GIVEN DATA |

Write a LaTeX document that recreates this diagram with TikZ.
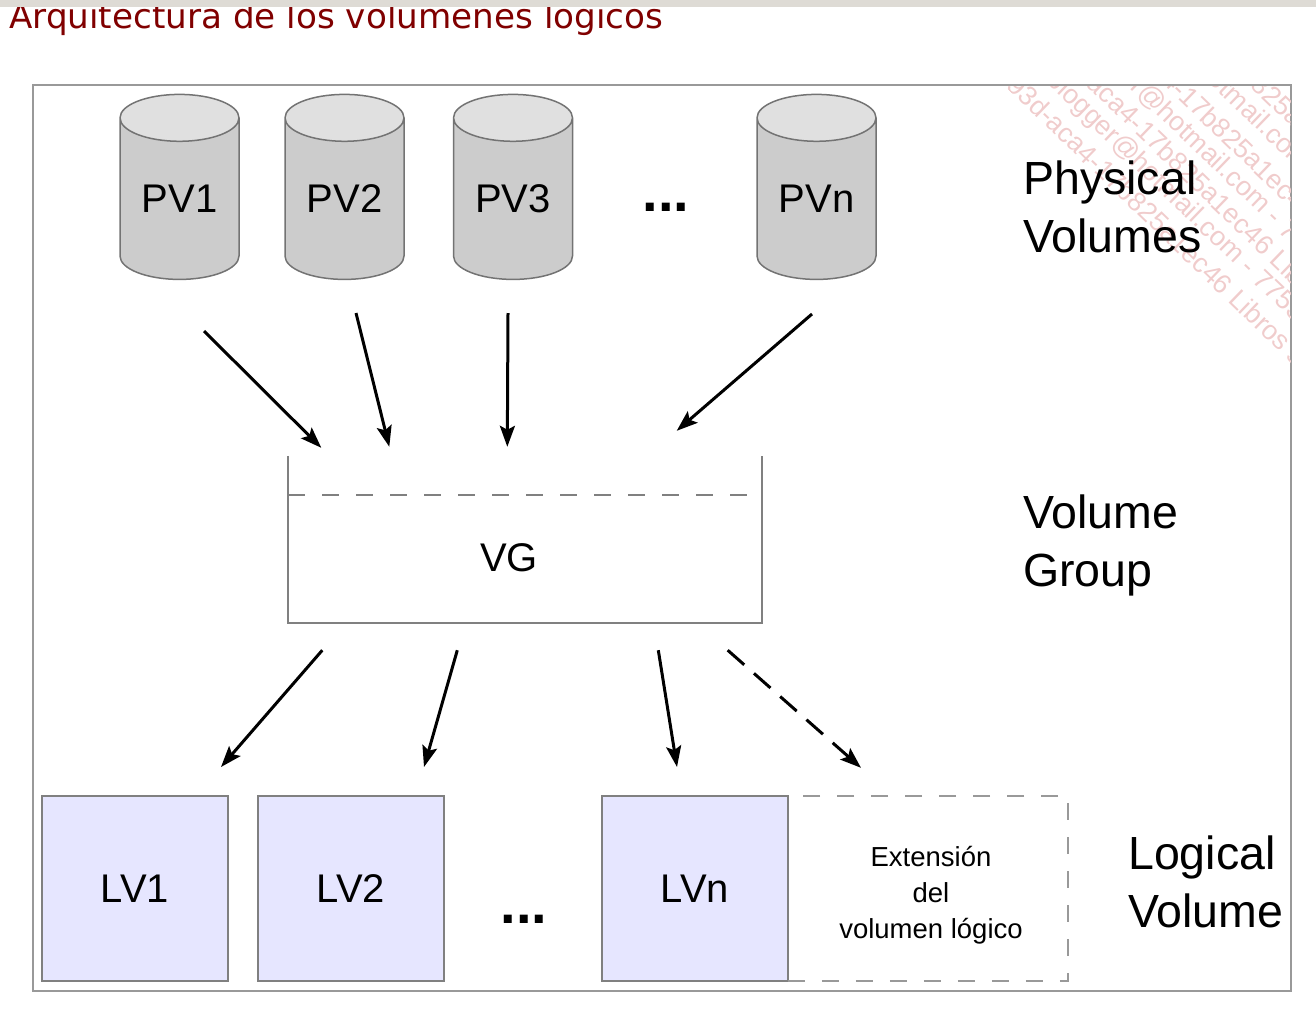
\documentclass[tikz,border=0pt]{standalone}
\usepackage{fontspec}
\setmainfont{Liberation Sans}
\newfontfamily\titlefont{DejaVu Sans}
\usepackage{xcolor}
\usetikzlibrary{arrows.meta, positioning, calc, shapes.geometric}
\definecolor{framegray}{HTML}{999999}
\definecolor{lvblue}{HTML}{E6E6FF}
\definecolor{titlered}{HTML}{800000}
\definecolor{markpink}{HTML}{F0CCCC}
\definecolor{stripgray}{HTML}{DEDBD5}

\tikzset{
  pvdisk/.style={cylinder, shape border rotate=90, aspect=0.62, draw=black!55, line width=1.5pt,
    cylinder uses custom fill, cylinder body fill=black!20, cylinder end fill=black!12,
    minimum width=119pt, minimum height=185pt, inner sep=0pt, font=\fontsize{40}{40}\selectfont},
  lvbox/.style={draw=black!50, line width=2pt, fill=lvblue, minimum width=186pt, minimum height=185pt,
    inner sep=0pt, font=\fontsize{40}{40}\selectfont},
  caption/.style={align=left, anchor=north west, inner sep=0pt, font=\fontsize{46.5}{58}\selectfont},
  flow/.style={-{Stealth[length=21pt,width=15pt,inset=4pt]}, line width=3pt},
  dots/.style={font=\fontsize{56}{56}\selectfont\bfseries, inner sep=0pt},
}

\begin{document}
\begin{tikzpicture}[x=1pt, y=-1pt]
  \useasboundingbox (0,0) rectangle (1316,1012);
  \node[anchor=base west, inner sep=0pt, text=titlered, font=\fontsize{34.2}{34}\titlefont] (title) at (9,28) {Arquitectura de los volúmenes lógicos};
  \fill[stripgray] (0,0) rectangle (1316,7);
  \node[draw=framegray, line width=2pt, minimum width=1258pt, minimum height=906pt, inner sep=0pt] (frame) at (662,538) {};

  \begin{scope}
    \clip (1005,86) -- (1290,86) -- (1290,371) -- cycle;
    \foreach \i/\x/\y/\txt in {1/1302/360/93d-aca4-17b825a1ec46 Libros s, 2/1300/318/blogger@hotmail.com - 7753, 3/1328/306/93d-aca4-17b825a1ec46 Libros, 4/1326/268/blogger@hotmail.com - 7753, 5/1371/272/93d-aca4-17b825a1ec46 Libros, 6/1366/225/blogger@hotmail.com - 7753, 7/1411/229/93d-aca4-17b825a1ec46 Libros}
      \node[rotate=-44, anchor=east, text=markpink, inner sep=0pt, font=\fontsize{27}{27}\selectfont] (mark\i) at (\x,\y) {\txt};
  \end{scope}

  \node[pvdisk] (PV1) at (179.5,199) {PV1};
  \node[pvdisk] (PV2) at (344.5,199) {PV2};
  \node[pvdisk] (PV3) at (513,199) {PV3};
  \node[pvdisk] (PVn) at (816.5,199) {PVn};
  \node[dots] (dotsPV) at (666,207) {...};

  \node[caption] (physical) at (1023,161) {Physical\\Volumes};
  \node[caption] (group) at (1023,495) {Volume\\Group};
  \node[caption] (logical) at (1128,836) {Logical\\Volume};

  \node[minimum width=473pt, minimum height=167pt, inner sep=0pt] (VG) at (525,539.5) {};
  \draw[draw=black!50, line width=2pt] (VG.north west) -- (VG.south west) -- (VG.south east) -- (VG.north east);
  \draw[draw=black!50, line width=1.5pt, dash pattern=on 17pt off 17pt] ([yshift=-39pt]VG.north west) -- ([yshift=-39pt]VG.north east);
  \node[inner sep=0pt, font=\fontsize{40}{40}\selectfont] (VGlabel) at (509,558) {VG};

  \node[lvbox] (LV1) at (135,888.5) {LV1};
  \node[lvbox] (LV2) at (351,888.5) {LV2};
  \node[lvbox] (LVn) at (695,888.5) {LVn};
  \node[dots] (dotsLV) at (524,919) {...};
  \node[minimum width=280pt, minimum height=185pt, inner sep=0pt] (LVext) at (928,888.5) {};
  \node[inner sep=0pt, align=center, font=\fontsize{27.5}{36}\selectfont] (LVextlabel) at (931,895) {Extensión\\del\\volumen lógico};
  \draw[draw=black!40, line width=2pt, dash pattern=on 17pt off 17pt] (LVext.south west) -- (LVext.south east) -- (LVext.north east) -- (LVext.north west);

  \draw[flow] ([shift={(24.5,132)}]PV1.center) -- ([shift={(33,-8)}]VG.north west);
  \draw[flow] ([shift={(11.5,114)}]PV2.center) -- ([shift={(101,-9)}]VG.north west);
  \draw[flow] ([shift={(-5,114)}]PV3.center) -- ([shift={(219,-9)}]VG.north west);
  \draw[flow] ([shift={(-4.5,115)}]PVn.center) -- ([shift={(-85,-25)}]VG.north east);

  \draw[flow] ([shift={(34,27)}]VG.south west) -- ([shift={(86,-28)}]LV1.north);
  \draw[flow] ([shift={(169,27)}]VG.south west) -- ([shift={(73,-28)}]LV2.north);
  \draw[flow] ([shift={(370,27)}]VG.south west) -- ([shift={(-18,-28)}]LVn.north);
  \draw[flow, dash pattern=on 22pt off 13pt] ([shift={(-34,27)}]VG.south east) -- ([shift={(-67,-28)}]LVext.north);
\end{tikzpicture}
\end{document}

GIVEN INSTRUCTION | Go through the listing above and write it all out exactly, leaving out any picture.

RIGHT ANSWER |
Write a LaTeX document that recreates this diagram with TikZ.
\documentclass[tikz,border=0pt]{standalone}
\usepackage{fontspec}
\setmainfont{Liberation Sans}
\newfontfamily\titlefont{DejaVu Sans}
\usepackage{xcolor}
\usetikzlibrary{arrows.meta, positioning, calc, shapes.geometric}
\definecolor{framegray}{HTML}{999999}
\definecolor{lvblue}{HTML}{E6E6FF}
\definecolor{titlered}{HTML}{800000}
\definecolor{markpink}{HTML}{F0CCCC}
\definecolor{stripgray}{HTML}{DEDBD5}

\tikzset{
  pvdisk/.style={cylinder, shape border rotate=90, aspect=0.62, draw=black!55, line width=1.5pt,
    cylinder uses custom fill, cylinder body fill=black!20, cylinder end fill=black!12,
    minimum width=119pt, minimum height=185pt, inner sep=0pt, font=\fontsize{40}{40}\selectfont},
  lvbox/.style={draw=black!50, line width=2pt, fill=lvblue, minimum width=186pt, minimum height=185pt,
    inner sep=0pt, font=\fontsize{40}{40}\selectfont},
  caption/.style={align=left, anchor=north west, inner sep=0pt, font=\fontsize{46.5}{58}\selectfont},
  flow/.style={-{Stealth[length=21pt,width=15pt,inset=4pt]}, line width=3pt},
  dots/.style={font=\fontsize{56}{56}\selectfont\bfseries, inner sep=0pt},
}

\begin{document}
\begin{tikzpicture}[x=1pt, y=-1pt]
  \useasboundingbox (0,0) rectangle (1316,1012);
  \node[anchor=base west, inner sep=0pt, text=titlered, font=\fontsize{34.2}{34}\titlefont] (title) at (9,28) {Arquitectura de los volúmenes lógicos};
  \fill[stripgray] (0,0) rectangle (1316,7);
  \node[draw=framegray, line width=2pt, minimum width=1258pt, minimum height=906pt, inner sep=0pt] (frame) at (662,538) {};

  \begin{scope}
    \clip (1005,86) -- (1290,86) -- (1290,371) -- cycle;
    \foreach \i/\x/\y/\txt in {1/1302/360/93d-aca4-17b825a1ec46 Libros s, 2/1300/318/blogger@hotmail.com - 7753, 3/1328/306/93d-aca4-17b825a1ec46 Libros, 4/1326/268/blogger@hotmail.com - 7753, 5/1371/272/93d-aca4-17b825a1ec46 Libros, 6/1366/225/blogger@hotmail.com - 7753, 7/1411/229/93d-aca4-17b825a1ec46 Libros}
      \node[rotate=-44, anchor=east, text=markpink, inner sep=0pt, font=\fontsize{27}{27}\selectfont] (mark\i) at (\x,\y) {\txt};
  \end{scope}

  \node[pvdisk] (PV1) at (179.5,199) {PV1};
  \node[pvdisk] (PV2) at (344.5,199) {PV2};
  \node[pvdisk] (PV3) at (513,199) {PV3};
  \node[pvdisk] (PVn) at (816.5,199) {PVn};
  \node[dots] (dotsPV) at (666,207) {...};

  \node[caption] (physical) at (1023,161) {Physical\\Volumes};
  \node[caption] (group) at (1023,495) {Volume\\Group};
  \node[caption] (logical) at (1128,836) {Logical\\Volume};

  \node[minimum width=473pt, minimum height=167pt, inner sep=0pt] (VG) at (525,539.5) {};
  \draw[draw=black!50, line width=2pt] (VG.north west) -- (VG.south west) -- (VG.south east) -- (VG.north east);
  \draw[draw=black!50, line width=1.5pt, dash pattern=on 17pt off 17pt] ([yshift=-39pt]VG.north west) -- ([yshift=-39pt]VG.north east);
  \node[inner sep=0pt, font=\fontsize{40}{40}\selectfont] (VGlabel) at (509,558) {VG};

  \node[lvbox] (LV1) at (135,888.5) {LV1};
  \node[lvbox] (LV2) at (351,888.5) {LV2};
  \node[lvbox] (LVn) at (695,888.5) {LVn};
  \node[dots] (dotsLV) at (524,919) {...};
  \node[minimum width=280pt, minimum height=185pt, inner sep=0pt] (LVext) at (928,888.5) {};
  \node[inner sep=0pt, align=center, font=\fontsize{27.5}{36}\selectfont] (LVextlabel) at (931,895) {Extensión\\del\\volumen lógico};
  \draw[draw=black!40, line width=2pt, dash pattern=on 17pt off 17pt] (LVext.south west) -- (LVext.south east) -- (LVext.north east) -- (LVext.north west);

  \draw[flow] ([shift={(24.5,132)}]PV1.center) -- ([shift={(33,-8)}]VG.north west);
  \draw[flow] ([shift={(11.5,114)}]PV2.center) -- ([shift={(101,-9)}]VG.north west);
  \draw[flow] ([shift={(-5,114)}]PV3.center) -- ([shift={(219,-9)}]VG.north west);
  \draw[flow] ([shift={(-4.5,115)}]PVn.center) -- ([shift={(-85,-25)}]VG.north east);

  \draw[flow] ([shift={(34,27)}]VG.south west) -- ([shift={(86,-28)}]LV1.north);
  \draw[flow] ([shift={(169,27)}]VG.south west) -- ([shift={(73,-28)}]LV2.north);
  \draw[flow] ([shift={(370,27)}]VG.south west) -- ([shift={(-18,-28)}]LVn.north);
  \draw[flow, dash pattern=on 22pt off 13pt] ([shift={(-34,27)}]VG.south east) -- ([shift={(-67,-28)}]LVext.north);
\end{tikzpicture}
\end{document}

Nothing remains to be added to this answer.